Below is a guide to the basic formatting and punctuation of dialogue. I say ‘guide’ because some publishers and competitions may have slight variations on these. Always check the submission guidelines and/or style guides and follow these to ensure you give yourself the best chance at publication or winning.
Indent dialogue in the same manner as a prose paragraph (usually 1 tab space)
Start each character’s dialogue on a new line.
Keep a character’s action and dialogue in the same paragraph.
Use short dialogue paragraphs to increase tension, tone and pace.
Avoid breaking dialogue to insert attribution (e.g. ‘I said’) without purpose or intention, for example, to include an action or relevant description.
An example (extract from The Shroudeaters by Maria Arena):
His eyes surveyed my body and explored my face with deliberate slowness before he answered. I waited under his inspection, unmoved. ‘By supporting the proletariat in their struggle for just reward, we defy the darkness,’ he replied, holding out his hand. ‘And you are?’
‘Didier Villette,’ he said, bending to brush his lips across my hand. ‘Enchanté.’
Six months later, I agreed to be his wife. Six months after that, my parents killed me.
My parents: Callisto and Constantine.
Enclose dialogue with speech marks. I prefer single [‘…’] but some publishers prefer double [“…”]. Check their guidelines.
All punctuation belongs inside the speech marks.
Dialogue within dialogue also requires speech marks. If using single speech marks, use double for the secondary dialogue, and vice versa if you are using double speech marks.
‘I asked him three times before he said, “For God sake, Angelina, yes, the baby is mine.” That’s when I lost it, as I’m sure you can imagine.’
Use a comma at the end of the dialogue if followed by attribution, otherwise, use a full stop.
‘Listen to me, Evette. I know about the money,’ I said, taking her hand.

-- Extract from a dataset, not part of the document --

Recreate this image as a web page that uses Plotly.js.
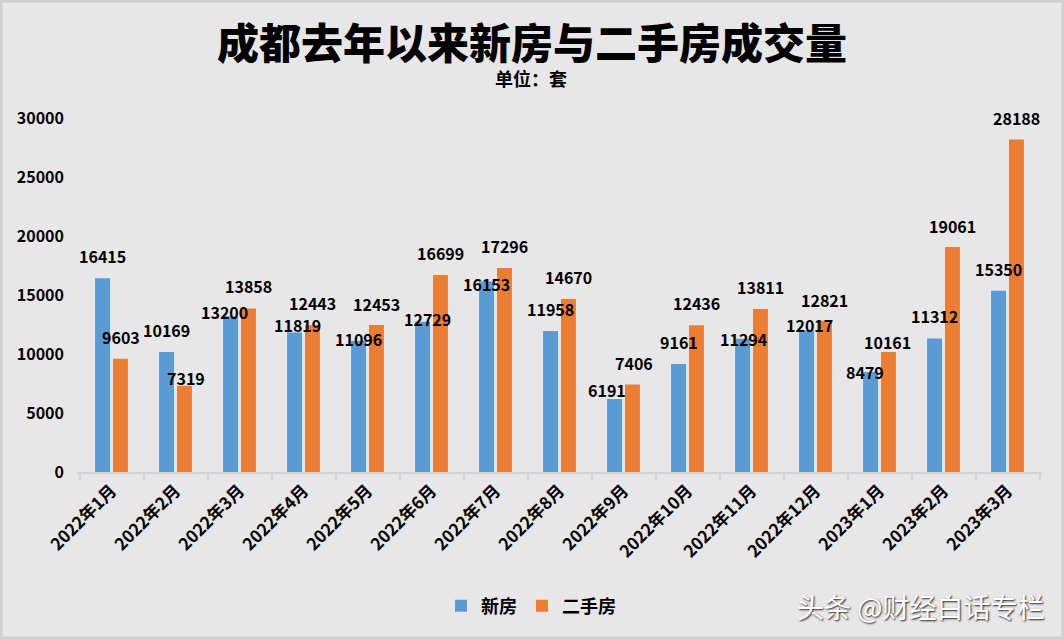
<!DOCTYPE html>
<html><head><meta charset="utf-8">
<script src="https://cdn.plot.ly/plotly-3.0.1.min.js"></script>
<style>html,body{margin:0;padding:0;background:#e7e7e7;}#chart{width:1064px;height:639px;}</style>
</head><body><div id="chart"></div>
<script>
const categories = ["2022年1月","2022年2月","2022年3月","2022年4月","2022年5月","2022年6月","2022年7月","2022年8月","2022年9月","2022年10月","2022年11月","2022年12月","2023年1月","2023年2月","2023年3月"];
const newHomes = [16415,10169,13200,11819,11096,12729,16153,11958,6191,9161,11294,12017,8479,11312,15350];
const secondHand = [9603,7319,13858,12443,12453,16699,17296,14670,7406,12436,13811,12821,10161,19061,28188];
const seriesNames = ["新房","二手房"];
const yTicks = [0,5000,10000,15000,20000,25000,30000];

// label nudges in pixels (styling only): [dx, dy-up]
const newLabelNudge = [[0,22],[0,22],[-6.5,4],[2.5,8],[0,2.5],[4.5,3],[0,-3],[0,21.5],[-8,9],[0,21.5],[1,0],[3,5],[-6,0],[0,23],[0,21.5]];
const secondLabelNudge = [[0,22],[1.5,8],[0,22],[0,22],[0,21.5],[0,21.5],[0,21.5],[0,21.5],[1,22],[0,22],[0,22],[0,21],[-1.5,10.5],[0,21.5],[0,21.5]];

const F = '"Noto Sans CJK SC", "Noto Sans", sans-serif';
const blue = '#5b9bd5', orange = '#ed7d31';

const traces = [
  {type:'bar', name:seriesNames[0], x:categories, y:newHomes, marker:{color:blue}, hoverinfo:'x+y'},
  {type:'bar', name:seriesNames[1], x:categories, y:secondHand, marker:{color:orange}, hoverinfo:'x+y'}
];

const annotations = [];
const lblFont = {family:F, size:16, color:'#000', weight:700};
categories.forEach((c,i)=>{
  annotations.push({x:c, y:newHomes[i], xref:'x', yref:'y', text:String(newHomes[i]), showarrow:false,
    xshift:-9+newLabelNudge[i][0], yshift:newLabelNudge[i][1], yanchor:'middle', font:lblFont});
  annotations.push({x:c, y:secondHand[i], xref:'x', yref:'y', text:String(secondHand[i]), showarrow:false,
    xshift:9+secondLabelNudge[i][0], yshift:secondLabelNudge[i][1], yanchor:'middle', font:lblFont});
});
annotations.push({xref:'paper', yref:'paper', x:(531-77)/965, y:1, yanchor:'middle', yshift:40, text:'单位：套', showarrow:false,
  font:{family:F, size:18, color:'#000', weight:700}});
annotations.push({xref:'paper', yref:'paper', x:(1047-77)/965, xanchor:'right', y:0, yshift:-134, yanchor:'middle', text:'头条 @财经白话专栏', showarrow:false,
  font:{family:F, size:27, color:'#ffffff', shadow:'1px 1px 2px #222'}});

const layout = {
  width:1064, height:639,
  paper_bgcolor:'#e7e7e7', plot_bgcolor:'#e7e7e7',
  margin:{l:77, r:22, t:118, b:167, autoexpand:false},
  title:{text:'成都去年以来新房与二手房成交量', x:532/1064, xanchor:'center', xref:'container', y:1-44/639, yanchor:'middle', yref:'container',
    font:{family:F, size:42, color:'#000', weight:900}},
  barmode:'group', bargap:0.44, bargroupgap:0.167,
  showlegend:true,
  legend:{orientation:'h', x:531/1064, xanchor:'center', xref:'container', y:33/639, yanchor:'middle', yref:'container',
    font:{family:F, size:18, color:'#000', weight:700}, itemwidth:30, traceorder:'normal', bgcolor:'rgba(0,0,0,0)'},
  xaxis:{type:'category', automargin:false, tickangle:-45, showline:true, linecolor:'#d4d4d4', linewidth:2, ticks:'outside', tickson:'boundaries',
    ticklen:6, tickcolor:'#d4d4d4', tickwidth:2, showgrid:false, zeroline:false,
    tickfont:{family:F, size:17, color:'#000', weight:700}},
  yaxis:{range:[0,30000], automargin:false, tickvals:yTicks, ticktext:yTicks.map(String), showgrid:false, zeroline:false, showline:false,
    ticks:'', ticklabelstandoff:12, tickfont:{family:F, size:16, color:'#000', weight:700}},
  annotations:annotations,
  shapes:[{type:'rect', xref:'paper', yref:'paper', x0:-76/965, x1:1+21/965, y0:-166/354, y1:1+117/354,
    line:{color:'#d0d0d0', width:3}, fillcolor:'rgba(0,0,0,0)'}]
};
Plotly.newPlot('chart', traces, layout, {displayModeBar:false, staticPlot:true});
</script></body></html>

‘Listen to me, Evette. I know about the money.’ I took her hand and held it gently.
Exclamation marks are NOT your friend. Avoid or limit the use of
exclamation marks (in all writing). If an exclamation mark is needed, use one; multiple exclamation marks (e.g.!!!) are childish and become annoying to the reader. Exclamation marks are a form of telling rather than showing and, in most cases, they are also repetitive and/or redundant. Consider the following sentence:
‘You idiot!!!’ I shouted, slamming my hand on the table between us. ‘I can’t believe you could be so stupid!!! How are we going to pay the rent now?!!’ A wave of despair swept through me and, for once, I didn’t try to hide it from him.
In this example, the exclamation marks are not needed as the dialogue, attribution, action and description convey the emotion and emphasis. Occasionally, an exclamation might be needed (No! Yes! James!), but use them sparingly and, as always, with intention.
Ellipsis […]. These should be used sparingly in dialogue (and in all prose,
if at all). They are used to indicate a long pause or trailing off of speech. Generally, however, finish the sentence. This is much better than peppering the story with unnecessary punctuation. If you do use ellipsis, remember they consist of three dots only. Like exclamation marks, using more than three dots looks amateurish.
Dialogue is an important device in story. When used well, it adds verve, tension and insight. When handled poorly, it a cinder block attached to the feet of our characters. Consider carefully, then, what a character should say to prevent them (and the reader) drowning in sea of irrelevant prattle. Rather, write with intention and make every word count.